AccuracyAgent

Requires API key

AccuracyAgent evaluates whether an LLM’s answer is factually correct. It combines a relevancy sub-check (40%) and a factual accuracy check (60%) — both powered by GEval, Deepeval’s LLM-as-a-judge metric.

When a RAGProvider is supplied, the factual check is grounded against retrieved documents instead of the judge model’s own knowledge.

Constructor

AccuracyAgent(
    config_path: str | None = None,
    provider: str = "anthropic",
    model: str = "claude-haiku-4-5-20251001",
    rag: RAGProvider | None = None,
)

Parameter	Type	Default	Description
`config_path`	`str \| None`	`None`	Path to `config.ini` for API key loading. Falls back to env var then cwd.
`provider`	`str`	`"anthropic"`	LLM provider for the judge model (any litellm provider).
`model`	`str`	`"claude-haiku-4-5-20251001"`	Judge model identifier.
`rag`	`RAGProvider \| None`	`None`	Optional RAG retriever. When provided, factual checks are grounded against retrieved context.

`evaluate(data)`

def evaluate(
    data: dict,          # {"question": str, "answer": str}
    on_progress=None,
) -> EvaluationResult

Runs the relevancy sub-check and the factual accuracy check, then returns a combined score.

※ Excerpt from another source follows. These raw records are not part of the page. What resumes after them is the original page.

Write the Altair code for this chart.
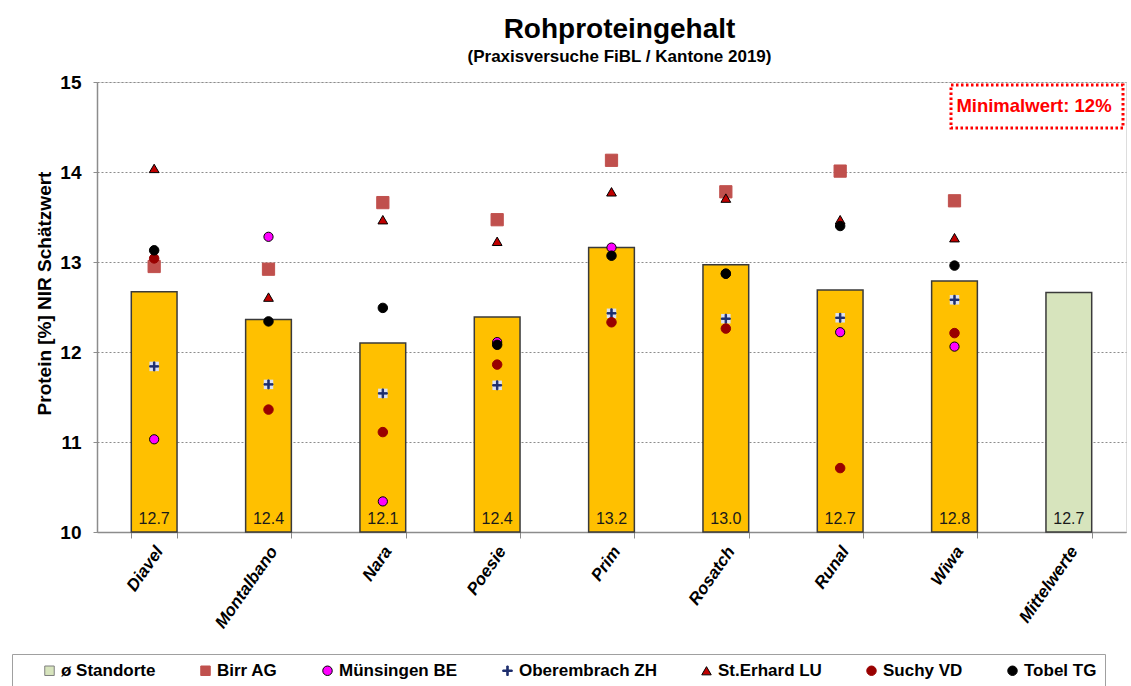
import altair as alt
import pandas as pd

FONT = "Liberation Sans, Arial, Helvetica, sans-serif"

categories = ["Diavel", "Montalbano", "Nara", "Poesie", "Prim", "Rosatch", "Runal", "Wiwa", "Mittelwerte"]
bar_values = [12.67, 12.36, 12.10, 12.39, 13.16, 12.97, 12.69, 12.79, 12.66]

varieties = categories[:8]
sites = ["ø Standorte", "Birr AG", "Münsingen BE", "Oberembrach ZH", "St.Erhard LU", "Suchy VD", "Tobel TG"]

birr_ag = [12.95, 12.92, 13.66, 13.47, 14.13, 13.78, 14.01, 13.68]
muensingen_be = [11.03, 13.28, 10.34, 12.11, 13.16, 12.87, 12.22, 12.06]
oberembrach_zh = [11.84, 11.64, 11.54, 11.63, 12.43, 12.37, 12.38, 12.58]
st_erhard_lu = [14.04, 12.61, 13.47, 13.23, 13.78, 13.71, 13.47, 13.27]
suchy_vd = [13.04, 11.36, 11.11, 11.86, 12.33, 12.26, 10.71, 12.21]
tobel_tg = [13.13, 12.34, 12.49, 12.08, 13.07, 12.87, 13.40, 12.96]

site_fill = ["#D7E4BD", "#C0504D", "#FF00FF", "#1F2F6E", "#C00000", "#990000", "#000000"]
site_stroke = ["#7F7F7F", "#C0504D", "#000000", "#1F2F6E", "#000000", "#990000", "#000000"]
plus_path = "M-1,-0.16L1,-0.16L1,0.16L-1,0.16Z M-0.16,-1L0.16,-1L0.16,1L-0.16,1Z"
site_shape = ["square", "square", "circle", plus_path, "triangle-up", "circle", "circle"]
site_size = [100, 150, 85, 80, 95, 90, 90]

series = {
    "Birr AG": birr_ag,
    "Münsingen BE": muensingen_be,
    "Oberembrach ZH": oberembrach_zh,
    "St.Erhard LU": st_erhard_lu,
    "Suchy VD": suchy_vd,
    "Tobel TG": tobel_tg,
}

bars_df = pd.DataFrame({"category": categories, "value": bar_values})

rows = []
for site, vals in series.items():
    for v, val in zip(varieties, vals):
        rows.append({"category": v, "site": site, "value": val,
                     "sz": site_size[sites.index(site)]})
points_df = pd.DataFrame(rows)
cross_df = points_df[points_df["site"] == "Oberembrach ZH"]

note_df = pd.DataFrame({"note": ["Minimalwert: 12%"]})

x_enc = alt.X(
    "category:N",
    sort=categories,
    scale=alt.Scale(domain=categories, paddingInner=0.6, paddingOuter=0.3),
    axis=alt.Axis(
        title=None,
        labelAngle=-55,
        labelAlign="right",
        labelBaseline="middle",
        labelFont=FONT,
        labelFontSize=17,
        labelFontWeight="bold",
        labelFontStyle="italic",
        labelColor="#000000",
        labelPadding=10,
        labelOffset=5,
        tickBand="extent",
        tickSize=6,
        tickColor="#8C8C8C",
        domainColor="#8C8C8C",
        domainWidth=1.5,
        grid=False,
    ),
)

y_scale = alt.Scale(domain=[10, 15], nice=False, zero=False)
y_axis = alt.Axis(
    title="Protein [%] NIR Schätzwert",
    titleFont=FONT,
    titleFontSize=19,
    titleFontWeight="bold",
    titleColor="#000000",
    titlePadding=5,
    titleY=211,
    values=[10, 11, 12, 13, 14, 15],
    format="d",
    labelFont=FONT,
    labelFontSize=19,
    labelFontWeight="bold",
    labelColor="#000000",
    labelPadding=12,
    tickSize=4,
    tickColor="#8C8C8C",
    domainColor="#8C8C8C",
    domainWidth=1.5,
    grid=True,
    gridColor="#8C8C8C",
    gridDash=[2, 2],
    gridWidth=1,
)

bars = alt.Chart(bars_df).mark_bar(stroke="#3A3A3A", strokeWidth=1.5).encode(
    x=x_enc,
    y=alt.Y("value:Q", scale=y_scale, axis=y_axis),
    y2=alt.datum(10),
    color=alt.condition(alt.datum.category == "Mittelwerte", alt.value("#D7E4BD"), alt.value("#FFC000")),
)

bar_text = alt.Chart(bars_df).mark_text(
    font=FONT, fontSize=16, color="#1A1A1A", baseline="alphabetic", dy=-8
).encode(
    x=alt.X("category:N", sort=categories),
    y=alt.datum(10),
    text=alt.Text("value:Q", format=".1f"),
)

cross_bg = alt.Chart(cross_df).mark_square(size=90, color="#DCE1F2", opacity=1).encode(
    x=alt.X("category:N", sort=categories),
    y=alt.Y("value:Q"),
)

legend = alt.Legend(
    title=" ",
    titleOrient="left",
    titlePadding=21,
    orient="none",
    legendX=-85,
    legendY=572,
    direction="horizontal",
    columns=7,
    padding=8,
    strokeColor="#A0A0A0",
    labelFont=FONT,
    labelFontSize=17,
    labelFontWeight="bold",
    labelColor="#000000",
    labelOffset=3,
    columnPadding=41,
    symbolSize=90,
    symbolStrokeWidth=1,
)

points = alt.Chart(points_df).mark_point(filled=True, opacity=1, strokeWidth=1).encode(
    x=alt.X("category:N", sort=categories),
    y=alt.Y("value:Q"),
    color=alt.Color("site:N", scale=alt.Scale(domain=sites, range=site_fill), legend=legend),
    shape=alt.Shape("site:N", scale=alt.Scale(domain=sites, range=site_shape)),
    stroke=alt.Stroke("site:N", scale=alt.Scale(domain=sites, range=site_stroke)),
    size=alt.Size("sz:Q", scale=None),
    order=alt.Order("site:N"),
)

note_box = alt.Chart(note_df).mark_rect(
    fill="#FFFFFF", fillOpacity=0, stroke="#FF0000", strokeWidth=3, strokeDash=[2.5, 2.5]
).encode(
    x=alt.value(854), x2=alt.value(1026), y=alt.value(3), y2=alt.value(46)
)

note_text = alt.Chart(note_df).mark_text(
    font=FONT, fontSize=18.5, fontWeight="bold", color="#FF0000", align="center", baseline="middle"
).encode(
    x=alt.value(937), y=alt.value(24), text="note:N"
)

chart = alt.layer(bars, bar_text, cross_bg, points, note_box, note_text).properties(
    width=1029,
    height=450,
    padding={"left": 97, "top": 82, "right": 5, "bottom": 154},
    autosize=alt.AutoSizeParams(type="none"),
    title=alt.Title(
        "Rohproteingehalt",
        subtitle="(Praxisversuche FiBL / Kantone 2019)",
        font=FONT,
        fontSize=28,
        fontWeight="bold",
        color="#000000",
        subtitleFont=FONT,
        subtitleFontSize=17,
        subtitleFontWeight="bold",
        subtitleColor="#000000",
        subtitlePadding=5,
        anchor="middle",
        offset=8,
        dx=8,
    ),
).configure_view(strokeWidth=0).configure(background="#FFFFFF")

chart.save("out.html", embed_options={"renderer": "svg", "actions": False})
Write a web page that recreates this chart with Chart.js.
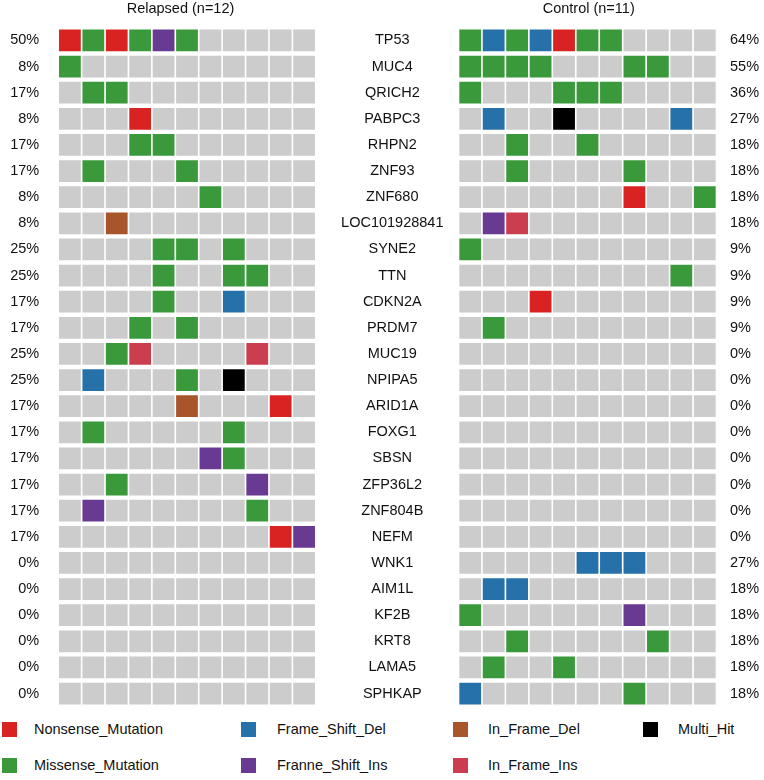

data must be a dict with both "question" and "answer" keys.

Return value:

{
    "status": "PASS" | "FAIL",
    "score": float,       # 0.4 * relevancy_score + 0.6 * factual_score
    "reason": "Relevancy (0.85): <reason> | Factual (0.90): <reason>"
}

The combined score must be ≥ 0.5 to pass.

How scoring works

combined = 0.4 × relevancy_score + 0.6 × factual_score
status   = "PASS" if combined ≥ 0.5 else "FAIL"

Both sub-scores come from GEval and are in the range [0.0, 1.0]. The factual check uses different evaluation criteria depending on whether a RAGProvider is attached:

Without RAG: The judge uses its own knowledge to assess factual correctness. It is intentionally lenient on brief or single-word correct answers.
With RAG: The judge uses retrieved context as the source of truth. Answers that contradict the context fail even if they’re plausible from general knowledge.

Examples

Without RAG

from llm_validation_framework import AccuracyAgent

agent = AccuracyAgent()

result = agent.evaluate({
    "question": "Where is the Eiffel Tower?",
    "answer": "The Eiffel Tower is located in Paris, France.",
})

print(result["status"])   # "PASS"
print(f"{result['score']:.2f}")  # e.g. "0.88"
print(result["reason"])

With RAG

from llm_validation_framework import AccuracyAgent, RAGProvider

# Any LangChain-compatible retriever
retriever = your_vectorstore.as_retriever()
rag = RAGProvider(retriever)

agent = AccuracyAgent(rag=rag)

result = agent.evaluate({
    "question": "Who founded the company according to our internal docs?",
    "answer": "Jane Smith founded the company in 2010.",
})
# Grounded against retrieved documents — will FAIL if docs say otherwise

Using a different judge model

import os

agent = AccuracyAgent(
    provider="openai",
    model="gpt-4o-mini",
)